Y otros procesos psicológicos habituales:
- Búsqueda de control en la incertidumbre: ante el caos y la falta de explicaciones claras, el cerebro prefiere aceptar una narrativa conspirativa (aunque sea falsa) antes que admitir la propia vulnerabilidad.
- Procesamiento emocional: emociones como el miedo y la ansiedad favorecen la aceptación de ideas extremas y desplazan el pensamiento crítico. Las teorías conspiranoicas permiten integrar toda la información en un «relato coherente» sin necesidad de hacer un análisis lógico detallado.
Redes sociales y cámaras de resonancia
Son muchos quienes han comprendido el impresionante poder táctico que proporciona el explosivo cóctel de una «buena teoría conspiranoica + alcance de las redes sociales».
Tomemos un ejemplo reciente. Según la Encuesta de la FECTY 2024, que analiza las creencias sobre ciencia y tecnología de la población residente en España, un 24,5% de los encuestados están convencidos de que el Gobierno está ocultando la relación entre vacunas y autismo, lo que les lleva a desconfiar de las campañas de vacunación.
La consecuencia de esta desconfianza no es baladí. En 2025 se registraron los niveles más altos de sarampión en Estados Unidos desde 1992 y los más altos en Europa desde 1997, atribuibles en parte al efecto de estas teorías.
Los hechos no bastan
Contrariamente a lo que cabría esperar, los datos contrastados no siempre convencen. Las narrativas conspiranoicas incluyen explicaciones que neutralizan cualquier contraargumento: «los científicos están comprados», «los medios mienten», «el Gobierno nos manipula». Esta dinámica crea un mecanismo de inmunidad frente a la evidencia.
Del absurdo a las consecuencias reales
- Evaluar cuidadosamente la fuente de la noticia: ¿quién lo dice? ¿qué pruebas hay?
- Detectar los sesgos propios: ¿por qué quiero que sea verdad?
- Actuar de forma preventiva a través de la educación de los más jóvenes para evitar la propagación de teorías sin base. La evidencia muestra que, en personas con creencias ya muy arraigadas, presentar pruebas fehacientes puede provocar un «efecto rebote»: no solo rechazan los datos, sino que endurecen aún más su postura.
- Estudios recientes sobre prebunking —anticipación de «bulos» acompañada de datos que permitan su refutación— han demostrado que esta técnica puede reducir en parte la aceptación de teorías conspiranoicas.

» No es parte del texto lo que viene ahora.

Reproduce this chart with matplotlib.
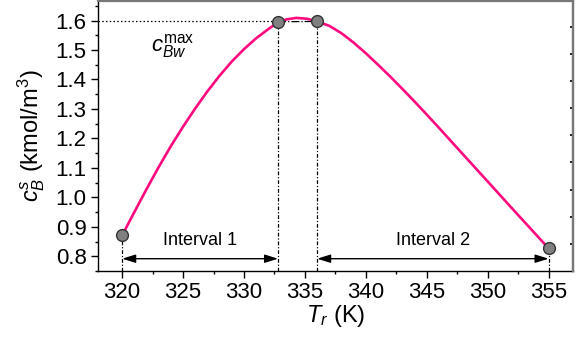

El desafío para los profesionales
- Identificar los mecanismo emocionales y cognitivos que respaldan estas creencias. Detectar cuándo el miedo o la desconfianza refuerzan narrativas conspirativas,
- Trabajar la tolerancia a la incertidumbre y entrenar habilidades de pensamientos crítico.
- Fomentar espacios de confianza donde la persona se sienta capaz de analizar sus ideas sin sentirse atacada ni juzgada.
No lo olvidemos: las teorías conspiranoicas se alimentan del miedo, de la incertidumbre y de nuestra necesidad de certezas. De ahí su tremenda eficacia.